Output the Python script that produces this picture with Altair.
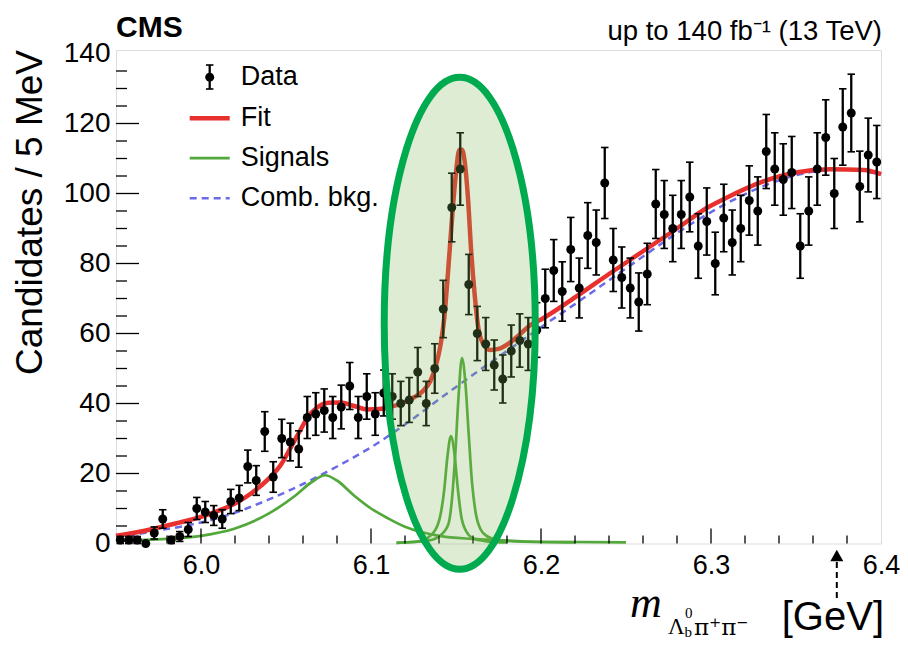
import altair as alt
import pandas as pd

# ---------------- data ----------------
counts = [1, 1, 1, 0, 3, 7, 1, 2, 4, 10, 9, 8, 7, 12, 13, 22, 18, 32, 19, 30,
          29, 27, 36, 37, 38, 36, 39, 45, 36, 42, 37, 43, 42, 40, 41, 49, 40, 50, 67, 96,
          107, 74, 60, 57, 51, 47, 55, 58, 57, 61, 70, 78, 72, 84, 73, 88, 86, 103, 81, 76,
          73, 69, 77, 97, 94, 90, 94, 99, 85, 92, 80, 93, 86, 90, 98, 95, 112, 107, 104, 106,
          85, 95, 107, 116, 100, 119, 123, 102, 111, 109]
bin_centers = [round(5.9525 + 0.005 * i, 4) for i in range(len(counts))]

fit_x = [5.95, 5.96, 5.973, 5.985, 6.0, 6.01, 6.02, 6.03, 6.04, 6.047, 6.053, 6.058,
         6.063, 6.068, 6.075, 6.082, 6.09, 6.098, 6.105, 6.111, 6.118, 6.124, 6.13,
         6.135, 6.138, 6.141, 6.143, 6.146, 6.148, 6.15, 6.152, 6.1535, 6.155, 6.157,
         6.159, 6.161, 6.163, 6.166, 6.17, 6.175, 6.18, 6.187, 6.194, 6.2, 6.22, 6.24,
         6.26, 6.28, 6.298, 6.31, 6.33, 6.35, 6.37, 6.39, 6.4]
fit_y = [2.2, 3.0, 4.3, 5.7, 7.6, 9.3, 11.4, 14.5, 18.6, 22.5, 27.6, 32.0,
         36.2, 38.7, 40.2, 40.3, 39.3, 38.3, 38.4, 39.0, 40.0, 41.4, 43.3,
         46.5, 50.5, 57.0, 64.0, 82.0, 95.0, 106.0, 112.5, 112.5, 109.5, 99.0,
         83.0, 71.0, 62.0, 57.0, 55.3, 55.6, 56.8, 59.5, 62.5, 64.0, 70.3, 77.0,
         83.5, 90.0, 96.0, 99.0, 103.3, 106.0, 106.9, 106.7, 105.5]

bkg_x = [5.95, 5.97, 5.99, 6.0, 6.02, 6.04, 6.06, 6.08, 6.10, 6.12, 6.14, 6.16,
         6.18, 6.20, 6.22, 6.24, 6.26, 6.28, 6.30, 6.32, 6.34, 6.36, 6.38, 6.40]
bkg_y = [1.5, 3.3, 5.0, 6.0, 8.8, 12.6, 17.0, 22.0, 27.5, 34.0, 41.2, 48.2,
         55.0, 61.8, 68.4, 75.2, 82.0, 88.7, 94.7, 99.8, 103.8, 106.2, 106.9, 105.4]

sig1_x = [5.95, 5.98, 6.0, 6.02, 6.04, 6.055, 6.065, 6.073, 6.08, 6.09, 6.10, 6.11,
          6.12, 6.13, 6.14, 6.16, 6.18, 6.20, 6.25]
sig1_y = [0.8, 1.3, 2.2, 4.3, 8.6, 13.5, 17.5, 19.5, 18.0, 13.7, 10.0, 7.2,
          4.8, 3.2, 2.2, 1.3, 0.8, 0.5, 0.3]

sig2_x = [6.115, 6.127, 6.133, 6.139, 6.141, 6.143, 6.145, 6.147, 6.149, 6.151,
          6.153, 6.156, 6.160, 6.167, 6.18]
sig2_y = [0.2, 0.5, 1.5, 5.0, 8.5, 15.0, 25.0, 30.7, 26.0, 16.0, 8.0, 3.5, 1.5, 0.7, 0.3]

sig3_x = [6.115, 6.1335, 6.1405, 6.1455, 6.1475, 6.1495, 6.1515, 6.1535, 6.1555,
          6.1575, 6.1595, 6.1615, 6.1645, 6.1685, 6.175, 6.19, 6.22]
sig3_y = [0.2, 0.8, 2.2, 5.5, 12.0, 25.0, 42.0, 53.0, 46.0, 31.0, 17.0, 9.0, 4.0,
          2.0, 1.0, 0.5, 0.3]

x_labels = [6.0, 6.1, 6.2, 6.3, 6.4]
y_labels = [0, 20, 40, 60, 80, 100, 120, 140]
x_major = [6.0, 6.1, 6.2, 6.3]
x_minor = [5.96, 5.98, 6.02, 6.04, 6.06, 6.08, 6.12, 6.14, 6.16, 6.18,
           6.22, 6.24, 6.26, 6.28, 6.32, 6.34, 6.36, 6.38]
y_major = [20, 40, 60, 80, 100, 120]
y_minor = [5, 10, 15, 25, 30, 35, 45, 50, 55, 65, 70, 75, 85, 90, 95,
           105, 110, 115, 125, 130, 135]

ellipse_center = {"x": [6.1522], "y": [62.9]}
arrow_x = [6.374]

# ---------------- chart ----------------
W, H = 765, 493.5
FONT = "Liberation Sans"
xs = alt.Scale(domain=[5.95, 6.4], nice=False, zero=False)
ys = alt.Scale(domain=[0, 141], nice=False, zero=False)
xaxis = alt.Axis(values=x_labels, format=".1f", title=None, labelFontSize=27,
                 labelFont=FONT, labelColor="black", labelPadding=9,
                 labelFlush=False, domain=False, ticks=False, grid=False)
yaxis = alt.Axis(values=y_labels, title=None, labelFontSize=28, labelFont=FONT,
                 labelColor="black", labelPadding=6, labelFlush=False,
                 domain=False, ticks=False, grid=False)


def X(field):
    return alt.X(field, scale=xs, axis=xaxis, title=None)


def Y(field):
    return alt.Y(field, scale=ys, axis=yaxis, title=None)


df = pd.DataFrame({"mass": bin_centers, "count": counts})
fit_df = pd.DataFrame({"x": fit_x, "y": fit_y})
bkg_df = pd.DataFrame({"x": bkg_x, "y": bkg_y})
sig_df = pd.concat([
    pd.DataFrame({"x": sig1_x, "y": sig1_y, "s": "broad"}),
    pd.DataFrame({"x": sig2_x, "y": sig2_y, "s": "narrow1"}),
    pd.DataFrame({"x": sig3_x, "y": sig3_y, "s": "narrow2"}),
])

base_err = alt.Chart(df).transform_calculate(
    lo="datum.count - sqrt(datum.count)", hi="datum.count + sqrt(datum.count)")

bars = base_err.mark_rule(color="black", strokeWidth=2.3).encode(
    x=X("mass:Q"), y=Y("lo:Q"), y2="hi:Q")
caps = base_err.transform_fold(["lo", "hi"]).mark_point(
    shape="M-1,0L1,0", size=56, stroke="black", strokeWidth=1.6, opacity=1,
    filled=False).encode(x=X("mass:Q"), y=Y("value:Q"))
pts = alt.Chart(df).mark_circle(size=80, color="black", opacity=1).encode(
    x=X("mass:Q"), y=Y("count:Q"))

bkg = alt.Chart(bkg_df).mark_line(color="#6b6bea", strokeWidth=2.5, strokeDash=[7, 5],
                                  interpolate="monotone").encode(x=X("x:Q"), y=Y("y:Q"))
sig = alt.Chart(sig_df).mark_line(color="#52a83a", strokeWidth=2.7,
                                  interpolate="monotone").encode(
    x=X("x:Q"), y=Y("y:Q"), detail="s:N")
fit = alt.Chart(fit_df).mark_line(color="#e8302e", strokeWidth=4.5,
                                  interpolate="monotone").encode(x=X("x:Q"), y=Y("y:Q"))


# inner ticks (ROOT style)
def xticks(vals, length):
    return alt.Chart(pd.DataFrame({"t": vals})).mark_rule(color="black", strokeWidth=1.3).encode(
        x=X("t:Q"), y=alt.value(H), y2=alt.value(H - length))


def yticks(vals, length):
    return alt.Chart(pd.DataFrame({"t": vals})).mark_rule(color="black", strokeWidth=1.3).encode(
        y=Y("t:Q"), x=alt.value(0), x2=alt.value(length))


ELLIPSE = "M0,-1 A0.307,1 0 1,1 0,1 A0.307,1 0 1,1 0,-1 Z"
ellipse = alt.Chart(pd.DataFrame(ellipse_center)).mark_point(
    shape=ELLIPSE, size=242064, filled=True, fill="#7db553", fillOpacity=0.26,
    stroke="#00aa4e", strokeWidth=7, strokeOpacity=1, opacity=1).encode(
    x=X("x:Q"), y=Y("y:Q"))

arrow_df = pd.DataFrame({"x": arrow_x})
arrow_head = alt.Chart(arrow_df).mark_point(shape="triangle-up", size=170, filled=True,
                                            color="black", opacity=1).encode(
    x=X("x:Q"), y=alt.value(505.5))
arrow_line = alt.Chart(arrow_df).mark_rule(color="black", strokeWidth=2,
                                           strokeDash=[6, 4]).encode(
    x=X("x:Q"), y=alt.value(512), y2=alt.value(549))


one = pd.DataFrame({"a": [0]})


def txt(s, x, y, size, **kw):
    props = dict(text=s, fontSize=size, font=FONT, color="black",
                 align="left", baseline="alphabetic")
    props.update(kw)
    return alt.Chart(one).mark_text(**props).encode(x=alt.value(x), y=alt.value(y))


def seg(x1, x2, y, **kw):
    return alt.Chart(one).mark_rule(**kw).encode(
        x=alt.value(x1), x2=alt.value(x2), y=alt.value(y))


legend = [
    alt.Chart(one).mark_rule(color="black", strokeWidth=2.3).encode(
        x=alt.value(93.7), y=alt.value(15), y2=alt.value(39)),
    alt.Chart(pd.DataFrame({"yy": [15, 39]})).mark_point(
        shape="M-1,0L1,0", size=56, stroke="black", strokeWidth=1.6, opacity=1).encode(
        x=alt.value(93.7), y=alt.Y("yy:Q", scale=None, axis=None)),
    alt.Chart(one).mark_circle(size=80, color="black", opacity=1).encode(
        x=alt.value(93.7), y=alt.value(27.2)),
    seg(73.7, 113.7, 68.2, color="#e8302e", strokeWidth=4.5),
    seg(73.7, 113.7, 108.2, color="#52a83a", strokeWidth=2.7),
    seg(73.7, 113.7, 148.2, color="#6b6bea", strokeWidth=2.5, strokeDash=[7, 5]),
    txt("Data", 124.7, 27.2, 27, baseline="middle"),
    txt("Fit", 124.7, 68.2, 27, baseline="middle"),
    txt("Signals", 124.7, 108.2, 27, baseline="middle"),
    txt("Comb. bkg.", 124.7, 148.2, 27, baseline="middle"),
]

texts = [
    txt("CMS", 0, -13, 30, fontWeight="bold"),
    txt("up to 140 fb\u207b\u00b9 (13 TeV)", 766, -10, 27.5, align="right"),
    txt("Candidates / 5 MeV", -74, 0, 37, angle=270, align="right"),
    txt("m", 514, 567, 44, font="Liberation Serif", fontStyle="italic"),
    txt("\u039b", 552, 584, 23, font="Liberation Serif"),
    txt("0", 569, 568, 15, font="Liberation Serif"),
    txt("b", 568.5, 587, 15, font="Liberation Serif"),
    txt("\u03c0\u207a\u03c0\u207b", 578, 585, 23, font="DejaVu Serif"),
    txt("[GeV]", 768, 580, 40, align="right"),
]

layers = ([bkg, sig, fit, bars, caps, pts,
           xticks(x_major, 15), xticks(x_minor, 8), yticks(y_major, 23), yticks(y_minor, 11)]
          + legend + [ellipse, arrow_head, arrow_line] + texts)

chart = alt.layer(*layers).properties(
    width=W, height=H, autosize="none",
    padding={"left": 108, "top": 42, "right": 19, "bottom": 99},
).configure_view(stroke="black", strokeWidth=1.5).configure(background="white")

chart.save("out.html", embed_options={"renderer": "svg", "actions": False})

==

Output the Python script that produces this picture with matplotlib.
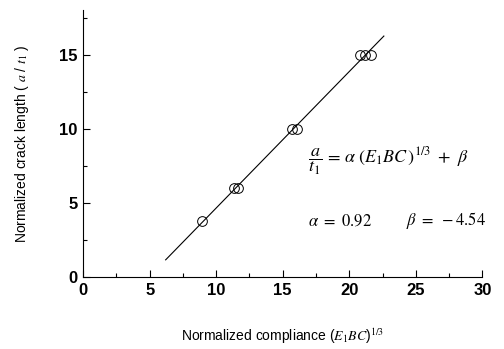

→ Work instructions
Repeat the lines between those holding "Output the Python script that produces this picture with Altair." and "bin_centers = [round(5.9525", inclusive. Pictures stay out.

→ Answer below
Output the Python script that produces this picture with Altair.
import altair as alt
import pandas as pd

# ---------------- data ----------------
counts = [1, 1, 1, 0, 3, 7, 1, 2, 4, 10, 9, 8, 7, 12, 13, 22, 18, 32, 19, 30,
          29, 27, 36, 37, 38, 36, 39, 45, 36, 42, 37, 43, 42, 40, 41, 49, 40, 50, 67, 96,
          107, 74, 60, 57, 51, 47, 55, 58, 57, 61, 70, 78, 72, 84, 73, 88, 86, 103, 81, 76,
          73, 69, 77, 97, 94, 90, 94, 99, 85, 92, 80, 93, 86, 90, 98, 95, 112, 107, 104, 106,
          85, 95, 107, 116, 100, 119, 123, 102, 111, 109]
bin_centers = [round(5.9525 + 0.005 * i, 4) for i in range(len(counts))]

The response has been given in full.